Economists still do have considerable sway in our public life — even though it doesn’t seem that a large number of them have been particularly prescient in warning about, or strikingly persuasive in explaining, the current economic situation ...Kristol blaiming the crisis on the science of economics is like an obese person blaming gastronomy for being fat. What discipline, pray tell, do you think we should be relying on to find the answers? Astrology? No wait, I kind of understand. When I was about 7, I asked my mom, a chemist, whether she felt guilty about being a chemist. The environment, afterall, was getting crappy because all sorts of chemicals that humans produce. It seemed logical that chemistry should be blamed for something like that. Makes sense, right? Yes, to a 7-year old, for sure.
... After all, wasn’t it excessive confidence in complex economic models and sophisticated financial instruments on the part of people well educated in modern economics that helped get us into the current mess?
So I hope the best and the brightest who will be joining the new president will at least entertain the possibility that a lot of what they think they know is wrong.

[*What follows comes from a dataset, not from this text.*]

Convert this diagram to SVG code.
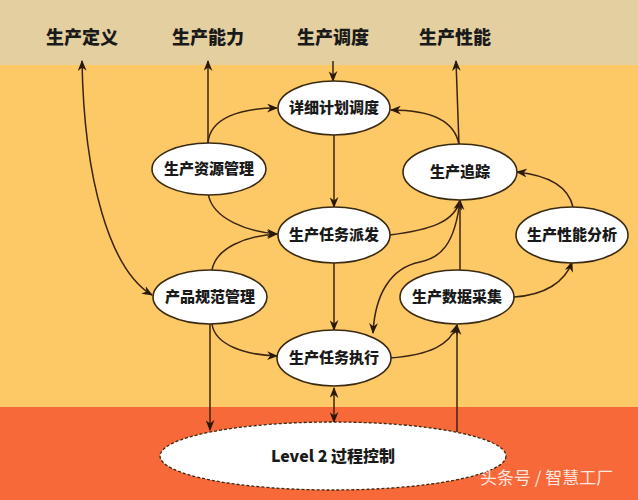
<svg xmlns="http://www.w3.org/2000/svg" width="638" height="500" viewBox="0 0 638 500">
<style>
.band-top{fill:#E4CFA0}
.band-mid{fill:#FDC866}
.band-bot{fill:#F8693A}
.hdr{font-family:"Noto Sans CJK SC","Noto Sans",sans-serif;font-weight:900;font-size:18px;fill:#1a1a1a;text-anchor:middle}
.node ellipse{fill:#fff;stroke:#3a2a12;stroke-width:1.6}
.node text{font-family:"Noto Sans CJK SC","Noto Sans",sans-serif;font-weight:900;font-size:15px;fill:#1a1a1a;text-anchor:middle}
.conn path{fill:none;stroke:#3a2412;stroke-width:1.5}
.wm{font-family:"Noto Sans CJK SC","Noto Sans",sans-serif;font-size:17px;fill:#fff;fill-opacity:0.85}
</style>
<defs>
<marker id="ah" viewBox="0 0 10 8" refX="9" refY="4" markerWidth="11" markerHeight="9" markerUnits="userSpaceOnUse" orient="auto-start-reverse">
<path d="M0,0 L10,4 L0,8 L3,4 z" fill="#2a1808"/>
</marker>
</defs>
<rect class="band-top" x="0" y="0" width="638" height="65"/>
<rect class="band-mid" x="0" y="65" width="638" height="342"/>
<rect class="band-bot" x="0" y="407" width="638" height="93"/>
<g id="headers">
<text class="hdr" x="82" y="44">生产定义</text>
<text class="hdr" x="208" y="44">生产能力</text>
<text class="hdr" x="333" y="44">生产调度</text>
<text class="hdr" x="455" y="44">生产性能</text>
</g>
<g id="connectors" class="conn">
<path d="M82,61 C84,180 110,270 152,295" marker-start="url(#ah)" marker-end="url(#ah)"/>
<path d="M208,143 L208,61" marker-end="url(#ah)"/>
<path d="M333,61 L333,81" marker-end="url(#ah)"/>
<path d="M459,145 L456,61" marker-end="url(#ah)"/>
<path d="M208,143 C210,118 240,108 277,108" marker-end="url(#ah)"/>
<path d="M459,145 C455,120 430,110 391,110" marker-end="url(#ah)"/>
<path d="M334,135 L334,207" marker-end="url(#ah)"/>
<path d="M208,193 C212,220 250,232 277,234" marker-end="url(#ah)"/>
<path d="M212,270 C216,248 245,236 277,234" marker-end="url(#ah)"/>
<path d="M390,235 C430,230 455,222 460,200" marker-end="url(#ah)"/>
<path d="M460,270 L460,200" marker-end="url(#ah)"/>
<path d="M460,200 C455,245 440,258 420,262 C390,268 375,295 373,333" marker-end="url(#ah)"/>
<path d="M334,262 L334,330" marker-end="url(#ah)"/>
<path d="M212,324 C215,345 245,355 277,356" marker-end="url(#ah)"/>
<path d="M390,358 C430,355 450,345 457,325" marker-end="url(#ah)"/>
<path d="M514,297 C545,295 565,282 572,262" marker-end="url(#ah)"/>
<path d="M573,207 C568,185 545,175 517,172" marker-end="url(#ah)"/>
<path d="M210,324 L210,430" marker-end="url(#ah)"/>
<path d="M334,388 L334,422" marker-start="url(#ah)" marker-end="url(#ah)"/>
<path d="M457,432 L457,325" marker-end="url(#ah)"/>
</g>
<g id="n-plan" class="node"><ellipse cx="334" cy="108" rx="56" ry="27"/><text x="334" y="113">详细计划调度</text></g>
<g id="n-resource" class="node"><ellipse cx="209" cy="169" rx="57" ry="26"/><text x="209" y="174">生产资源管理</text></g>
<g id="n-track" class="node"><ellipse cx="460" cy="172" rx="57" ry="28"/><text x="460" y="177">生产追踪</text></g>
<g id="n-dispatch" class="node"><ellipse cx="334" cy="235" rx="56" ry="28"/><text x="334" y="240">生产任务派发</text></g>
<g id="n-perf" class="node"><ellipse cx="572" cy="235" rx="56" ry="28"/><text x="572" y="240">生产性能分析</text></g>
<g id="n-spec" class="node"><ellipse cx="210" cy="297" rx="57" ry="27"/><text x="210" y="302">产品规范管理</text></g>
<g id="n-collect" class="node"><ellipse cx="457" cy="297" rx="57" ry="27"/><text x="457" y="302">生产数据采集</text></g>
<g id="n-exec" class="node"><ellipse cx="334" cy="358" rx="57" ry="28"/><text x="334" y="363">生产任务执行</text></g>
<g id="n-level2" class="node"><ellipse cx="333" cy="456" rx="173" ry="34" style="stroke-dasharray:3 2;stroke-width:1.3"/><text x="333" y="462" style="font-size:16px">Level 2 过程控制</text></g>
<text class="wm" x="480" y="484">头条号 / 智慧工厂</text>
</svg>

Besides, quite a few economists (Roubini, among others) were predicting the worst, but noone was listening, most crucially not the government (which Kristol has yet to put any blame on whatsoever). So yes, the new government should entertain the possibility that a lot of what they think they know is wrong. Every government should, whether there is a crisis or not. Constantly questioning and testing yourself is the cornerstone of critical thinking and allowing for dissenting views if the key attribute for effective and sustainable governance. It is also the sort of thing that has been particularly absent during the last 8 years, so coming from the head cheerleader of the present administration this sort of "advice" is not just superfluous and disingenuous. It is also further evidence that this man is overdue for replacement.